The flight was not particularly comfortable after that. Row 25 rarely is. A large man filled the aisle seat beside me, and the middle seat remained empty for several hopeful minutes as passengers continued boarding. One walked past. Then another. For a moment it seemed possible that the seat might remain open. Then she appeared. Purple hair. Slightly out of breath. The unmistakable relief of someone who had nearly missed the flight. Every seat on the plane was now taken. She slid into 25B and asked the flight attendant for a seatbelt extender. We negotiated the limited space with the quiet cooperation that strangers often manage when circumstances leave little alternative. As the plane taxied and lifted into the sky, a familiar phrase surfaced in my mind.
No good deed goes unpunished.
Yet somewhere between takeoff and cruising altitude, humor began to replace irony. I realized that despite the cramped seat and awkward elbow room, I would not have traded places with anyone on that aircraft. A young, injured football player was stretched comfortably across the seat at the front of the plane, enjoying a kindness he had never expected to receive. And I was exactly where I needed to be. Different seats. Same destination. Life has a quiet way of reminding us that the most meaningful upgrades we receive rarely appear on a boarding pass. They arrive instead in moments where comfort gives way to compassion, where sacrifice quietly replaces entitlement. Sometimes the best seat on the plane is not the one with the wider cushion or the better drink. Sometimes it is the one that reminds you who you are becoming.

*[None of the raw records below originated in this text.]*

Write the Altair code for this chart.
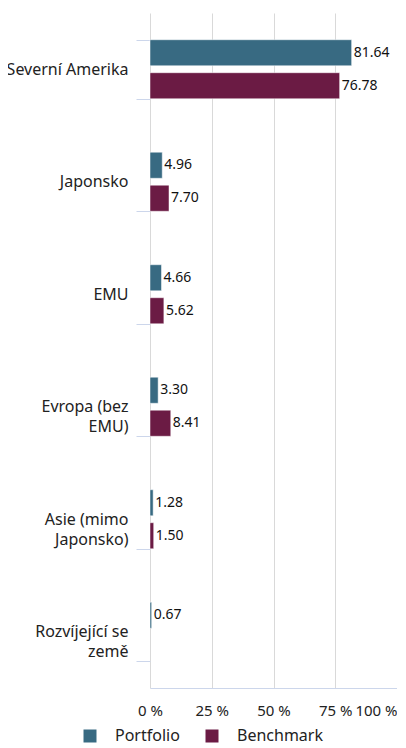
import altair as alt
import pandas as pd

categories = ["Severní Amerika", "Japonsko", "EMU", "Evropa (bez EMU)",
              "Asie (mimo Japonsko)", "Rozvíjející se země"]
portfolio = [81.64, 4.96, 4.66, 3.30, 1.28, 0.67]
benchmark = [76.78, 7.70, 5.62, 8.41, 1.50, None]
series = ["Portfolio", "Benchmark"]
colors = ["#386a82", "#6b1b44"]
x_ticks = [0, 25, 50, 75, 100]
wrapped = {
    "Evropa (bez EMU)": ["Evropa (bez", "EMU)"],
    "Asie (mimo Japonsko)": ["Asie (mimo", "Japonsko)"],
    "Rozvíjející se země": ["Rozvíjející se", "země"],
}

rows = []
for c, p, b in zip(categories, portfolio, benchmark):
    if p is not None:
        rows.append({"cat": c, "series": "Portfolio", "value": p})
    if b is not None:
        rows.append({"cat": c, "series": "Benchmark", "value": b})
df = pd.DataFrame(rows)

label_expr = ""
for k, v in wrapped.items():
    arr = "[" + ", ".join("'" + s + "'" for s in v) + "]"
    label_expr += f"datum.label == '{k}' ? {arr} : "
label_expr += "datum.label"

FONT = "Noto Sans"

y_enc = alt.Y("cat:N", sort=categories, title=None,
              scale=alt.Scale(paddingInner=0.475, paddingOuter=0.2375),
              axis=alt.Axis(tickBand="extent", tickSize=14, tickColor="#ccd6eb",
                            domain=False, grid=False, labelFontSize=16,
                            labelColor="#222222", labelPadding=8, labelFont=FONT,
                            labelLineHeight=20, labelExpr=label_expr, labelLimit=200))
yoff = alt.YOffset("series:N", sort=series,
                   scale=alt.Scale(paddingInner=0.21, paddingOuter=0))
x_enc = alt.X("value:Q", title=None,
              scale=alt.Scale(domain=[0, 100], nice=False),
              axis=alt.Axis(values=x_ticks, ticks=False, domainColor="#ccd6eb",
                            gridColor="#d9d9d9", labelFontSize=15, labelColor="#222222",
                            labelFont=FONT, labelPadding=15,
                            labelExpr="datum.value + ' %'",
                            labelAlign=alt.expr("datum.value == 100 ? 'right' : 'center'")))

bars = alt.Chart(df).mark_bar(stroke="#ffffff", strokeOpacity=0.5, strokeWidth=1).encode(
    x=x_enc,
    y=y_enc,
    yOffset=yoff,
    color=alt.Color("series:N", sort=series,
                    scale=alt.Scale(domain=series, range=colors),
                    legend=alt.Legend(orient="none", legendX=-68, legendY=715,
                                      direction="horizontal", title=None,
                                      symbolType="square", symbolSize=169,
                                      symbolStrokeWidth=0,
                                      labelFontSize=16, labelFont=FONT,
                                      labelColor="#222222", labelOffset=17,
                                      columnPadding=24, padding=0)),
)

labels = alt.Chart(df).mark_text(align="left", baseline="middle", dx=2,
                                 fontSize=14, font=FONT, color="#111111").encode(
    x="value:Q",
    y=alt.Y("cat:N", sort=categories),
    yOffset=alt.YOffset("series:N", sort=series),
    text=alt.Text("value:Q", format=".2f"),
)

chart = alt.layer(bars, labels).properties(
    width=247, height=675,
    autosize=alt.AutoSizeParams(type="none"),
    padding={"left": 142, "top": 5, "right": 0, "bottom": 58},
).configure_view(stroke=None)

chart.save("out.html", embed_options={"renderer": "svg", "actions": False})
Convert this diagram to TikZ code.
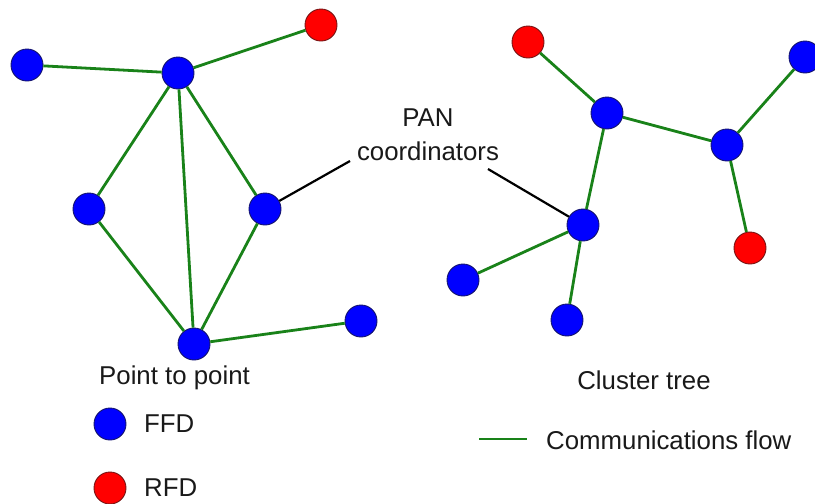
\documentclass[tikz,border=0pt]{standalone}
\usepackage{fontspec}
\setmainfont{Liberation Sans}
\definecolor{ffdblue}{RGB}{0,0,255}
\definecolor{ffdedge}{RGB}{20,20,110}
\definecolor{rfdred}{RGB}{255,0,0}
\definecolor{rfdedge}{RGB}{120,20,20}
\definecolor{flowgreen}{RGB}{25,130,25}
\begin{document}
\begin{tikzpicture}[x=1pt,y=-1pt,
  ffd/.style={circle,draw=ffdedge,fill=ffdblue,line width=0.9pt,minimum size=32pt,inner sep=0pt},
  rfd/.style={circle,draw=rfdedge,fill=rfdred,line width=0.9pt,minimum size=32pt,inner sep=0pt},
  flow/.style={draw=flowgreen,line width=2.8pt},
  pointer/.style={draw=black,line width=2.2pt},
  lbl/.style={font=\fontsize{25.8}{30}\selectfont,inner sep=0pt,text=black!90}]
\useasboundingbox (0,0) rectangle (815,504);

% point-to-point network
\node[ffd] (a) at (27,65) {};
\node[ffd] (b) at (178,73) {};
\node[rfd] (c) at (321,25) {};
\node[ffd] (d) at (89,209) {};
\node[ffd] (e) at (265,209) {};
\node[ffd] (f) at (194,344) {};
\node[ffd] (g) at (361,321) {};
\draw[flow] (a) -- (b);
\draw[flow] (b) -- (c);
\draw[flow] (b) -- (d);
\draw[flow] (b) -- (e);
\draw[flow] (b) -- (f);
\draw[flow] (d) -- (f);
\draw[flow] (e) -- (f);
\draw[flow] (f) -- (g);

% cluster tree network
\node[rfd] (h) at (528,42) {};
\node[ffd] (i) at (607,113) {};
\node[ffd] (j) at (805,57) {};
\node[ffd] (k) at (727,145) {};
\node[rfd] (l) at (750,248) {};
\node[ffd] (m) at (583,225) {};
\node[ffd] (n) at (463,280) {};
\node[ffd] (o) at (567,320) {};
\draw[flow] (h) -- (i);
\draw[flow] (i) -- (k);
\draw[flow] (k) -- (j);
\draw[flow] (k) -- (l);
\draw[flow] (i) -- (m);
\draw[flow] (m) -- (n);
\draw[flow] (m) -- (o);

% PAN coordinator callout
\node[lbl,align=center] (pan) at (428,135) {PAN\\[4pt]coordinators};
\coordinate (pl) at (350,161);
\coordinate (pr) at (488,169);
\draw[pointer] (pl) -- (e);
\draw[pointer] (pr) -- (m);

% captions
\node[lbl,anchor=west] (cap1) at (99,378) {Point to point};
\node[lbl] (cap2) at (644,380) {Cluster tree};

% legend
\node[ffd] (kffd) at (110,424) {};
\node[lbl,anchor=west] (tffd) at (144,424) {FFD};
\node[rfd] (krfd) at (110,488) {};
\node[lbl,anchor=west] (trfd) at (144,488) {RFD};
\coordinate (fl1) at (479,439);
\coordinate (fl2) at (527,439);
\draw[flow] (fl1) -- (fl2);
\node[lbl,anchor=west] (tflow) at (546,440) {Communications flow};
\end{tikzpicture}
\end{document}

If this story stirs something inside you today, perhaps the invitation is simple. The next time you find yourself in a position of comfort while someone nearby carries a heavier load, pause long enough to notice the moment. Opportunities to serve rarely arrive with fanfare, but they often leave behind a story that lasts far longer than convenience ever could. And sometimes, somewhere around row 25, seat A, you discover…
The greatest upgrade on the flight had nothing to do with where you were sitting.